_Objective:_ Write out each line in which the string "React" is present.

_Supplied material:_
______

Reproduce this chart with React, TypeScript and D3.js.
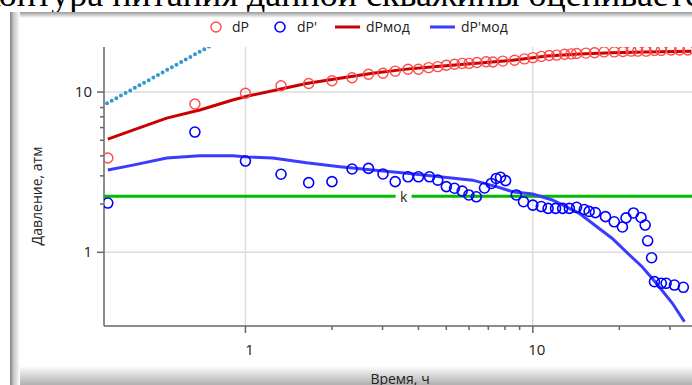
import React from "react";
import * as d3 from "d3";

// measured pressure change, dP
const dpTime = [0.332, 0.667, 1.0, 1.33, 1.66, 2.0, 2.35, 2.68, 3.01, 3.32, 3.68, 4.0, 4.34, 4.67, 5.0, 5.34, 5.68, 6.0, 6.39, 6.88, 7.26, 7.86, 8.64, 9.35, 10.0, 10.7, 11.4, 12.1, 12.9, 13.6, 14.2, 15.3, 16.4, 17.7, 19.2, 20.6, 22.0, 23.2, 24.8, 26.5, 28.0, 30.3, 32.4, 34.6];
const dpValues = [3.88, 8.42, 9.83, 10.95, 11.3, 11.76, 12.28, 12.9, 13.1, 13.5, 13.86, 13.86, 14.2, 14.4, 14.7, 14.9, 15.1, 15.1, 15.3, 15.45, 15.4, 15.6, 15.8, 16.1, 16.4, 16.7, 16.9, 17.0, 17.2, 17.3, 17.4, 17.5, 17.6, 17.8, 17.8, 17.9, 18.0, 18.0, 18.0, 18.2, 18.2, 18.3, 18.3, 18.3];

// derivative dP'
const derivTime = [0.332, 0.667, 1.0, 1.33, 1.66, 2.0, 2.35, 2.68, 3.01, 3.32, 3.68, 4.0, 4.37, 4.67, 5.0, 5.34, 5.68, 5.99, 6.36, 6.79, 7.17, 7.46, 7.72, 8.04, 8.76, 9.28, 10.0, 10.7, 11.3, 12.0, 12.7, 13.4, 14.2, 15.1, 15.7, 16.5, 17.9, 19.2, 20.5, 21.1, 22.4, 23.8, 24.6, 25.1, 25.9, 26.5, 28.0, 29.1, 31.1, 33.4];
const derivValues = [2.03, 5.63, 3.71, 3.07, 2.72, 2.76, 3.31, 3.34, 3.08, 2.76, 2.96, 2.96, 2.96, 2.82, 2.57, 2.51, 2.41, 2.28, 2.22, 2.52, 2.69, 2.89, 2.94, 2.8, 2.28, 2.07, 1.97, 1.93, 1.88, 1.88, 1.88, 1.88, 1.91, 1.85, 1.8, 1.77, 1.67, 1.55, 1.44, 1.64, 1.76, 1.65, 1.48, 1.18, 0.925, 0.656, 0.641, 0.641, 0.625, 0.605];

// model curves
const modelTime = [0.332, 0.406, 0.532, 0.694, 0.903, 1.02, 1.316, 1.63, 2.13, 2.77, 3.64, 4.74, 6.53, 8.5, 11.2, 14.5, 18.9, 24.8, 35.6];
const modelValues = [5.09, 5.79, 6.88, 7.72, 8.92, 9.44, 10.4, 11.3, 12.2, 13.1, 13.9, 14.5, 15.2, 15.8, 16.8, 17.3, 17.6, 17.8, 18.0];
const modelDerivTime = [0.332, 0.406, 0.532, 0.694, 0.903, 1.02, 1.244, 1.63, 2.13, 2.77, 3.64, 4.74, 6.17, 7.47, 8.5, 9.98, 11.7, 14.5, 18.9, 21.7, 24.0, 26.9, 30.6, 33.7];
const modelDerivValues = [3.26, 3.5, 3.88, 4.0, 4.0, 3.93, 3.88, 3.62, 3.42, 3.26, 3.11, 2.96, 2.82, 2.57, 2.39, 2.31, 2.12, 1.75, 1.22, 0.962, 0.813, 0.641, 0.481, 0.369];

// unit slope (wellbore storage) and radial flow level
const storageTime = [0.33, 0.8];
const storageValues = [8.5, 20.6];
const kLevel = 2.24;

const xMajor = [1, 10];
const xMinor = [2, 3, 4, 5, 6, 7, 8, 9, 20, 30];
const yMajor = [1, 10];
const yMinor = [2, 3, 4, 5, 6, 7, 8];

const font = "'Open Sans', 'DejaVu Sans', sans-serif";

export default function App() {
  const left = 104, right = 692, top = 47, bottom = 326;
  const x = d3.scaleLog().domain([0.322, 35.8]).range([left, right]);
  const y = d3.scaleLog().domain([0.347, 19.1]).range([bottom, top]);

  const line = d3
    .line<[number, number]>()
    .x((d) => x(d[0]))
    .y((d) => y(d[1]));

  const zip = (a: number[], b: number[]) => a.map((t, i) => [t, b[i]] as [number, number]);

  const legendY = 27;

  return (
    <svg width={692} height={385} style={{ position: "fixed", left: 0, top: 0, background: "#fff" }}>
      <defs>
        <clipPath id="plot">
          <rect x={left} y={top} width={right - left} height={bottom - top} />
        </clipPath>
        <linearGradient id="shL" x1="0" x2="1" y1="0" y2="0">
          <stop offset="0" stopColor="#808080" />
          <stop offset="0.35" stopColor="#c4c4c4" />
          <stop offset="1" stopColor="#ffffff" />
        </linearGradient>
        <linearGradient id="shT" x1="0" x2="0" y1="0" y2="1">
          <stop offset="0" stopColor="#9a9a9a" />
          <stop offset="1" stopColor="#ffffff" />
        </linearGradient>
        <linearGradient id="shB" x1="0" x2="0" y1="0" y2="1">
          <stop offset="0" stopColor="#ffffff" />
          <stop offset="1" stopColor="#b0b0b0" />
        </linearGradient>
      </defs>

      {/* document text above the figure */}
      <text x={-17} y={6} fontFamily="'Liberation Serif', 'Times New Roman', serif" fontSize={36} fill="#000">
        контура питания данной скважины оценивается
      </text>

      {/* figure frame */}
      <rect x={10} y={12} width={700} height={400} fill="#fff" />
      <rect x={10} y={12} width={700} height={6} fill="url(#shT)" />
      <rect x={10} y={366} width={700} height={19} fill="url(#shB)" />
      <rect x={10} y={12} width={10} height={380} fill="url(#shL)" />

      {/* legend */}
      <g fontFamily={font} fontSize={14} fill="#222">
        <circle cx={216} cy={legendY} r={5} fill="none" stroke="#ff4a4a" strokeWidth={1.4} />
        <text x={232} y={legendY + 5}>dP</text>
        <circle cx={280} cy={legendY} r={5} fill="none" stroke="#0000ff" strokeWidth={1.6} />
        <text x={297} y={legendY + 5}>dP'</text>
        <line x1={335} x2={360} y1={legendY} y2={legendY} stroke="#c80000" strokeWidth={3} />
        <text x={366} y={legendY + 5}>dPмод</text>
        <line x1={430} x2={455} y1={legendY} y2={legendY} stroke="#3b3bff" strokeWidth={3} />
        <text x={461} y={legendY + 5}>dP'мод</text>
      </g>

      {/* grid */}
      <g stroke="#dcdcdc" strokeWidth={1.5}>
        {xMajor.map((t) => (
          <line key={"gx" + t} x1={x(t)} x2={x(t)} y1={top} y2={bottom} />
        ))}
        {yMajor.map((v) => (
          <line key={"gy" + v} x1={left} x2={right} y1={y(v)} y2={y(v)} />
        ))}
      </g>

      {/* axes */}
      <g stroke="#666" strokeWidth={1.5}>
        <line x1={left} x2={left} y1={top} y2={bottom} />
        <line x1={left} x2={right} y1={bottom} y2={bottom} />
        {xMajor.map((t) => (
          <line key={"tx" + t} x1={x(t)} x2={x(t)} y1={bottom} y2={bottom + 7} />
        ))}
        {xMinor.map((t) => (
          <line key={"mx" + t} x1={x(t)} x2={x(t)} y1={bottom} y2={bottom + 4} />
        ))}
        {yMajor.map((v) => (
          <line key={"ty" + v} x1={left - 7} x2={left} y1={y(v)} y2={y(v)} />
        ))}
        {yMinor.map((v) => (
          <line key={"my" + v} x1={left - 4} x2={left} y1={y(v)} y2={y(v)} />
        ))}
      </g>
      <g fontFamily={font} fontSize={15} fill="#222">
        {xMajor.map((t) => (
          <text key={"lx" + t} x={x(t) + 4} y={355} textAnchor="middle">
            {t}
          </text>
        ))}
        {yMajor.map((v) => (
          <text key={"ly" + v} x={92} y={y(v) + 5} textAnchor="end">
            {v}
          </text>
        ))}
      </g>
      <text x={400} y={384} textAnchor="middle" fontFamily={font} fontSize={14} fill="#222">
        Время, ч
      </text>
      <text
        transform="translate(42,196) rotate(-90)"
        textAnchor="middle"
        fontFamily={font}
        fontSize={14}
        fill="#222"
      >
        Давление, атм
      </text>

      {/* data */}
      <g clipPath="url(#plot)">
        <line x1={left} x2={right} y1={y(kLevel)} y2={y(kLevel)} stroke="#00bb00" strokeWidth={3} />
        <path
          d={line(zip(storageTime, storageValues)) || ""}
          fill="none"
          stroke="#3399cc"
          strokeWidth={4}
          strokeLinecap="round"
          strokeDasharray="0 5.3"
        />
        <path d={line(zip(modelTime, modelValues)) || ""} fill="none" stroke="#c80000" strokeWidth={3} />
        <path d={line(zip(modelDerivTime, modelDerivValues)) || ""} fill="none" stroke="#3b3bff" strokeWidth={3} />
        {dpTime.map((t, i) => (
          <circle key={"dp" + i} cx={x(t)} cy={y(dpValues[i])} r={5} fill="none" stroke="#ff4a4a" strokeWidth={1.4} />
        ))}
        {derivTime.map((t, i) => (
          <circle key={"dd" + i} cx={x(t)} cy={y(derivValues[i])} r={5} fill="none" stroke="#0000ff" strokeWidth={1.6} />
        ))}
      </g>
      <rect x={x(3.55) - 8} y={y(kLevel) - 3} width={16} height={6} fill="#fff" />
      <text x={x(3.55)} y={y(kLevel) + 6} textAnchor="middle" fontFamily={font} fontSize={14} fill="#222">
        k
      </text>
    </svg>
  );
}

______

_Task solution:_
Reproduce this chart with React, TypeScript and D3.js.
import React from "react";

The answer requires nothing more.